Derrière l’austérité des termes techniques se cache une petite révolution : l’État traque désormais les fraudeurs avec des algorithmes affûtés, transformant des montagnes de données en armes redoutables. Le projet « Ciblage de la fraude et valorisation des requêtes » (CFVR) incarne cette mutation. En d’autres termes : il met à nu des anomalies invisibles à l’œil humain.
Une montée en puissance, chiffres à l’appui
Quelques étapes suffisent à prendre la mesure de cette révolution silencieuse :
- 2019 : L’IA prend les commandes dans 22 % des contrôles fiscaux, tâtonnant encore.
- 2021 : Elle pilote 44 % des opérations, avec une cible claire : la moitié d’ici un an.
- 2023 : Plus de la moitié des contrôles fiscaux sont désormais orchestrés par des algorithmes, en hausse constante. L’administration vise une extension de ces techniques à 50 % des dossiers de particuliers d’ici 2027.
Des chiffres impressionnants, mais derrière ces pourcentages se cache une réalité bien tangible. Prenez le projet « Foncier innovant », qui repère les piscines oubliées sur les déclarations fiscales à l’aide de l’IA et d’images aériennes. Résultat ? 125 000 piscines régularisées, et un jackpot annuel de 30 millions d’euros pour les caisses publiques.
Les promesses, mais aussi les pièges
Toute avancée technologique a ses ombres. Ici, ce sont des algorithmes qui, bien que performants, restent des boîtes noires. Qui contrôle ces outils ? Quels biais s’y glissent ? Les associations de défense des libertés et la Défenseure des droits sonnent l’alarme : automatiser, c’est bien, mais pas au prix d’erreurs injustes ou de discriminations insidieuses.
Malgré ces mises en garde, Bercy avance à grand pas. Pour 2025, 18 millions d’euros viendront muscler ces dispositifs. Le plan est clair : intégrer les données de Tracfin et des douanes dans un écosystème où l’IA aura une vue panoramique sur les flux financiers. Avec la généralisation de la facturation électronique et du e-reporting, un torrent de données s’apprête à alimenter ces algorithmes, leur offrant un terrain de chasse sans précédent.
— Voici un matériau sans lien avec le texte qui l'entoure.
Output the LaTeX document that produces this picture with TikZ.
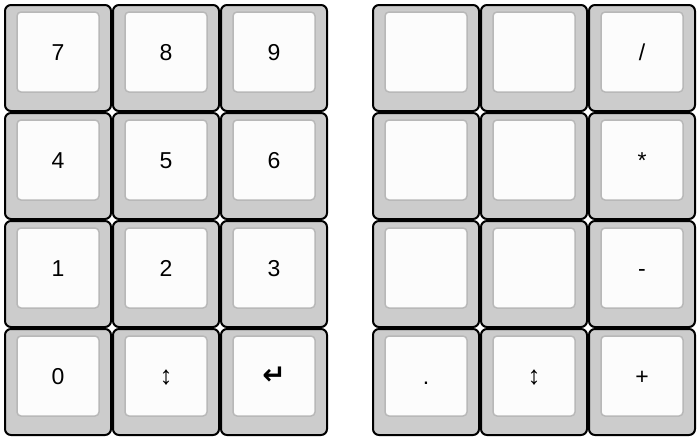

La promesse est séduisante : des contrôles plus ciblés, une fraude mieux combattue, et une fiscalité plus juste. Mais l’équation ne se résume pas à des calculs sophistiqués. Pour que cette stratégie réussisse, il faudra convaincre : prouver que ces outils respectent les règles du jeu démocratique. Car si l’intelligence artificielle est puissante, la confiance des contribuables reste la clé.